PC to Mac OS X Beginners Guide
Transfer Files, Photos and Data from PC to Mac
Now that you have set up your new Mac, you may want to transfer files, photos and other old documents from PC to Mac. The most common option is by transfering them using an external hard drive, but you can also use VMware Fusion to transfer over an entire operating system.
Now you can run the desktop virtualization software to run Windows on Macs. Besides the new performance features VMware Fusion 7 has a complete new design and feel allowing for easier usability. The new window translucency alongside streamlined toolbars and a new dock icon make VmWare Fusion Yosemite a must try for those using OS X and Windows on the same computer. VMware Fusion 7 will also allow you to run a copy of Windows on your Mac.
If your transferring data between a new Mac and your old one, you can use Apple’s Migration Assistant via a FireWire connection or over Ethernet. Make sure your old Mac has all of the latest software using Software Update, then run Migration Assistant on your new Mac, which you can find in the Utilities folder in the Applications folder.
Connect to the Internet
To connect to the Internet, you should check and see that you have a router that is turned on and working. You can either connect an Ethernet cable to your Mac if you don’t use Wi-Fi. Now launch System Preferences from the menu at the top left of your Mac’s screen and select Network.
If all is working as it should be, you will see a green light next to Ethernet in the pane on the left of the Network preferences.
If you just want to connect to the Internet using Wi-Fi, then select AirPort from the left-hand pane and make sure it’s switched on. Now select your wireless network from the drop-down menu and enter your password if required.
Set up your email
A great thing about Mac OS X is that it has a Mail feature that will show you all the different email accounts that you have in one place, similar to the mail feature for iOS on iPhone and iPad. The Mail application is the standard email client that Apple provides, but if you want more options read; Best Email Clients for Mac OS X. This is incredibly simple to do yourself with many of the most popular email services such as Gmail, Yahoo! and Apple’s MobileMe.
You can set up the Mail Application by opening the Mail app on the OS X Dock and just follow the instructions to add your email address. You have the ability to add different Mail accounts to your by opening Mail, select Preferences from the Mail menu and under the Accounts tab, click the plus button at the bottom left of the interface.
Finder & Launchpad Features
The Finder and Launchpad two methods of navigating through Mac OS X to find different files, documents and applications. Finder is the Mac OS X something similar to the “Start” menu, with all of the system folders available on the left and the list of files in the selected folder available on the right.
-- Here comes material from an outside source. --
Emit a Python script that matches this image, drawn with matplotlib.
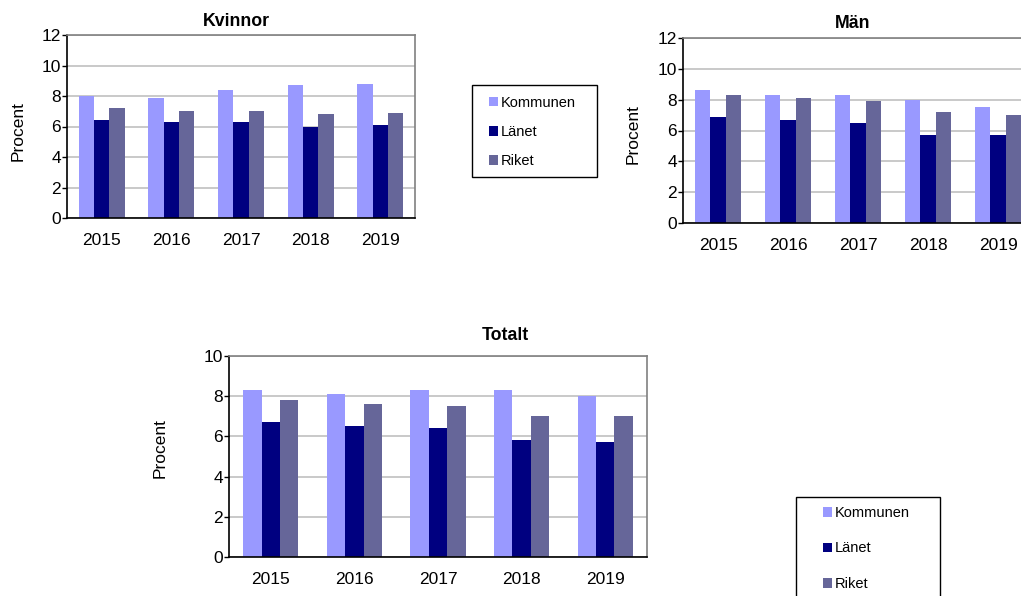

While the Launchpad features was developed to show you all your installed programs at a quick glance. The best way to activate Launchpad is by pressing F4 button on your keyboard or click the Launchpad icon in the Dock (second from the left).
Multiple Windows & Menus
Similar as the PC Windows software, you can run multiple programs at the same time. The main difference with Mac OS X is that only one menu bar visible on the screen of the activate application, but you can press the F3 button to show you all the windows that you currently have open.
Unlock in Windows, when you press the red ‘Close’ or ‘X’ button, it doesn’t fully shut down the program, it just closes the window that was active for that program. The easiest way to quit an app is Command + Q. You can also select the quit option from the menu up top. Either way, programs will continue until you end them in this manner.
Command is the Control Feature
When you use to use Windows, you should use most of the shortcuts with the “Control” button. The most commonly used ones include Ctrl+C, Ctrl+X, and Ctrl+V for copying, cutting, and pasting.
In OS X, the Control Key is reserved for Ctrl-Tabbing through browser tabs and switching between desktops. Most of the usual commands have been moved to Cmd.
Alt-Tab? Cmd-Tab. Ctrl-C? Cmd-C. You get the idea. If it’s a shortcut on Windows involving Ctrl, chances are there’s an OS X equivalent operating off Cmd.